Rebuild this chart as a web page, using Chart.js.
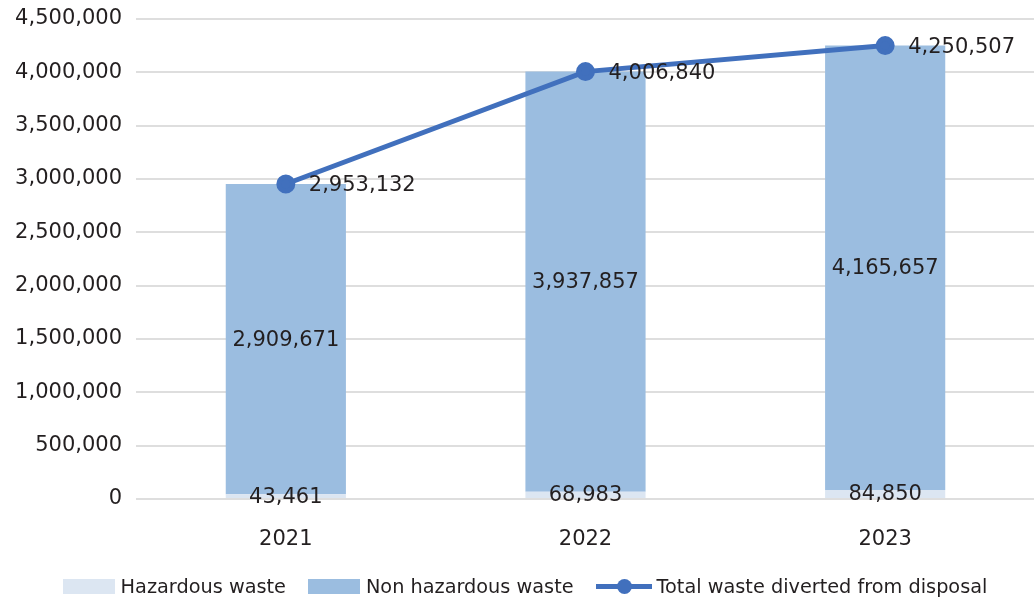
<!DOCTYPE html>
<html>
<head>
<meta charset="utf-8">
<script src="https://cdn.jsdelivr.net/npm/chart.js@4"></script>
<style>
  body { margin: 0; background: #fff; font-family: "DejaVu Sans", sans-serif; }
  #wrap { position: relative; width: 1034px; height: 600px; overflow: hidden; }
  #wasteChart { position: absolute; left: 0; top: 0; }
  #legend {
    position: absolute; left: 8px; top: 574px; width: 1034px; height: 24px;
    display: flex; justify-content: center; align-items: center;
    font-size: 19.3px; color: #231f20;
  }
  .item { display: flex; align-items: center; margin: 0 11px; }
  .box { width: 52px; height: 15px; margin-right: 6px; }
  .lineMark { position: relative; width: 56px; height: 15px; margin-right: 5px; }
  .lineMark::before { content: ""; position: absolute; left: 0; right: 0; top: 5px; height: 5px; background: #4170bd; }
  .lineMark::after { content: ""; position: absolute; left: 21px; top: 0; width: 15px; height: 15px; border-radius: 50%; background: #4170bd; }
</style>
</head>
<body>
<div id="wrap">
  <!-- a bit wider than the window: chart.js keeps ~12px on the right that the original does not have -->
  <canvas id="wasteChart" width="1047" height="600"></canvas>
  <div id="legend">
    <div class="item"><span class="box" style="background:#dce6f2"></span>Hazardous waste</div>
    <div class="item"><span class="box" style="background:#9bbde0"></span>Non hazardous waste</div>
    <div class="item"><span class="lineMark"></span>Total waste diverted from disposal</div>
  </div>
</div>
<script>
// DATA
const years = ["2021", "2022", "2023"];
const hazardous = [43461, 68983, 84850];
const nonHazardous = [2909671, 3937857, 4165657];
const totalDiverted = [2953132, 4006840, 4250507];

const textColor = "#231f20";
const fontFamily = "'DejaVu Sans', sans-serif";

const fmt = (v) => v.toLocaleString("en-US");

// simple data labels, no plugin available offline
const valueLabels = {
  id: "valueLabels",
  afterDatasetsDraw(chart) {
    const ctx = chart.ctx;
    ctx.save();
    ctx.font = "21px " + fontFamily;
    ctx.fillStyle = textColor;
    chart.data.datasets.forEach((ds, i) => {
      const meta = chart.getDatasetMeta(i);
      meta.data.forEach((el, j) => {
        const txt = fmt(ds.data[j]);
        if (ds.type === "line") {
          ctx.textAlign = "left";
          ctx.textBaseline = "middle";
          ctx.fillText(txt, el.x + 23, el.y + 2);
        } else {
          ctx.textAlign = "center";
          ctx.textBaseline = "middle";
          ctx.fillText(txt, el.x, (el.y + el.base) / 2 + 1);
        }
      });
    });
    ctx.restore();
  },
};

new Chart(document.getElementById("wasteChart"), {
  data: {
    labels: years,
    datasets: [
      {
        type: "line",
        label: "Total waste diverted from disposal",
        data: totalDiverted,
        borderColor: "#4170bd",
        backgroundColor: "#4170bd",
        borderWidth: 5,
        pointRadius: 7,
        pointHoverRadius: 7,
        stack: "total",
        order: 0,
      },
      {
        type: "bar",
        label: "Hazardous waste",
        data: hazardous,
        backgroundColor: "#dce6f2",
        stack: "waste",
        order: 1,
        categoryPercentage: 1,
        barPercentage: 0.401,
      },
      {
        type: "bar",
        label: "Non hazardous waste",
        data: nonHazardous,
        backgroundColor: "#9bbde0",
        stack: "waste",
        order: 1,
        categoryPercentage: 1,
        barPercentage: 0.401,
      },
    ],
  },
  options: {
    responsive: false,
    animation: false,
    layout: { padding: { top: 19, right: 0, bottom: 0, left: 0 } },
    plugins: {
      legend: { display: false },
      tooltip: { enabled: false },
    },
    scales: {
      x: {
        stacked: true,
        grid: { display: false },
        border: { display: false },
        ticks: { color: textColor, font: { family: fontFamily, size: 21 }, padding: 20 },
        afterFit(scale) {
          scale.height = 101;
          scale.paddingLeft = 0;
          scale.paddingRight = 0;
        },
      },
      y: {
        stacked: true,
        min: 0,
        max: 4500000,
        grid: { color: "#dedede", lineWidth: 2, drawTicks: false },
        border: { display: false },
        ticks: {
          stepSize: 500000,
          color: textColor,
          font: { family: fontFamily, size: 21 },
          padding: 14,
          callback: (v) => fmt(v),
        },
        afterFit(scale) {
          scale.width = 136;
          scale.paddingTop = 0;
          scale.paddingBottom = 0;
        },
      },
    },
  },
  plugins: [valueLabels],
});
</script>
</body>
</html>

● **WHAT IS NEEDED**
Repeat the full listing above exactly, with no pictures in the copy.

● **RESULT FOR THIS TASK**
Rebuild this chart as a web page, using Chart.js.
<!DOCTYPE html>
<html>
<head>
<meta charset="utf-8">
<script src="https://cdn.jsdelivr.net/npm/chart.js@4"></script>
<style>
  body { margin: 0; background: #fff; font-family: "DejaVu Sans", sans-serif; }
  #wrap { position: relative; width: 1034px; height: 600px; overflow: hidden; }
  #wasteChart { position: absolute; left: 0; top: 0; }
  #legend {
    position: absolute; left: 8px; top: 574px; width: 1034px; height: 24px;
    display: flex; justify-content: center; align-items: center;
    font-size: 19.3px; color: #231f20;
  }
  .item { display: flex; align-items: center; margin: 0 11px; }
  .box { width: 52px; height: 15px; margin-right: 6px; }
  .lineMark { position: relative; width: 56px; height: 15px; margin-right: 5px; }
  .lineMark::before { content: ""; position: absolute; left: 0; right: 0; top: 5px; height: 5px; background: #4170bd; }
  .lineMark::after { content: ""; position: absolute; left: 21px; top: 0; width: 15px; height: 15px; border-radius: 50%; background: #4170bd; }
</style>
</head>
<body>
<div id="wrap">
  <!-- a bit wider than the window: chart.js keeps ~12px on the right that the original does not have -->
  <canvas id="wasteChart" width="1047" height="600"></canvas>
  <div id="legend">
    <div class="item"><span class="box" style="background:#dce6f2"></span>Hazardous waste</div>
    <div class="item"><span class="box" style="background:#9bbde0"></span>Non hazardous waste</div>
    <div class="item"><span class="lineMark"></span>Total waste diverted from disposal</div>
  </div>
</div>
<script>
// DATA
const years = ["2021", "2022", "2023"];
const hazardous = [43461, 68983, 84850];
const nonHazardous = [2909671, 3937857, 4165657];
const totalDiverted = [2953132, 4006840, 4250507];

const textColor = "#231f20";
const fontFamily = "'DejaVu Sans', sans-serif";

const fmt = (v) => v.toLocaleString("en-US");

// simple data labels, no plugin available offline
const valueLabels = {
  id: "valueLabels",
  afterDatasetsDraw(chart) {
    const ctx = chart.ctx;
    ctx.save();
    ctx.font = "21px " + fontFamily;
    ctx.fillStyle = textColor;
    chart.data.datasets.forEach((ds, i) => {
      const meta = chart.getDatasetMeta(i);
      meta.data.forEach((el, j) => {
        const txt = fmt(ds.data[j]);
        if (ds.type === "line") {
          ctx.textAlign = "left";
          ctx.textBaseline = "middle";
          ctx.fillText(txt, el.x + 23, el.y + 2);
        } else {
          ctx.textAlign = "center";
          ctx.textBaseline = "middle";
          ctx.fillText(txt, el.x, (el.y + el.base) / 2 + 1);
        }
      });
    });
    ctx.restore();
  },
};

new Chart(document.getElementById("wasteChart"), {
  data: {
    labels: years,
    datasets: [
      {
        type: "line",
        label: "Total waste diverted from disposal",
        data: totalDiverted,
        borderColor: "#4170bd",
        backgroundColor: "#4170bd",
        borderWidth: 5,
        pointRadius: 7,
        pointHoverRadius: 7,
        stack: "total",
        order: 0,
      },
      {
        type: "bar",
        label: "Hazardous waste",
        data: hazardous,
        backgroundColor: "#dce6f2",
        stack: "waste",
        order: 1,
        categoryPercentage: 1,
        barPercentage: 0.401,
      },
      {
        type: "bar",
        label: "Non hazardous waste",
        data: nonHazardous,
        backgroundColor: "#9bbde0",
        stack: "waste",
        order: 1,
        categoryPercentage: 1,
        barPercentage: 0.401,
      },
    ],
  },
  options: {
    responsive: false,
    animation: false,
    layout: { padding: { top: 19, right: 0, bottom: 0, left: 0 } },
    plugins: {
      legend: { display: false },
      tooltip: { enabled: false },
    },
    scales: {
      x: {
        stacked: true,
        grid: { display: false },
        border: { display: false },
        ticks: { color: textColor, font: { family: fontFamily, size: 21 }, padding: 20 },
        afterFit(scale) {
          scale.height = 101;
          scale.paddingLeft = 0;
          scale.paddingRight = 0;
        },
      },
      y: {
        stacked: true,
        min: 0,
        max: 4500000,
        grid: { color: "#dedede", lineWidth: 2, drawTicks: false },
        border: { display: false },
        ticks: {
          stepSize: 500000,
          color: textColor,
          font: { family: fontFamily, size: 21 },
          padding: 14,
          callback: (v) => fmt(v),
        },
        afterFit(scale) {
          scale.width = 136;
          scale.paddingTop = 0;
          scale.paddingBottom = 0;
        },
      },
    },
  },
  plugins: [valueLabels],
});
</script>
</body>
</html>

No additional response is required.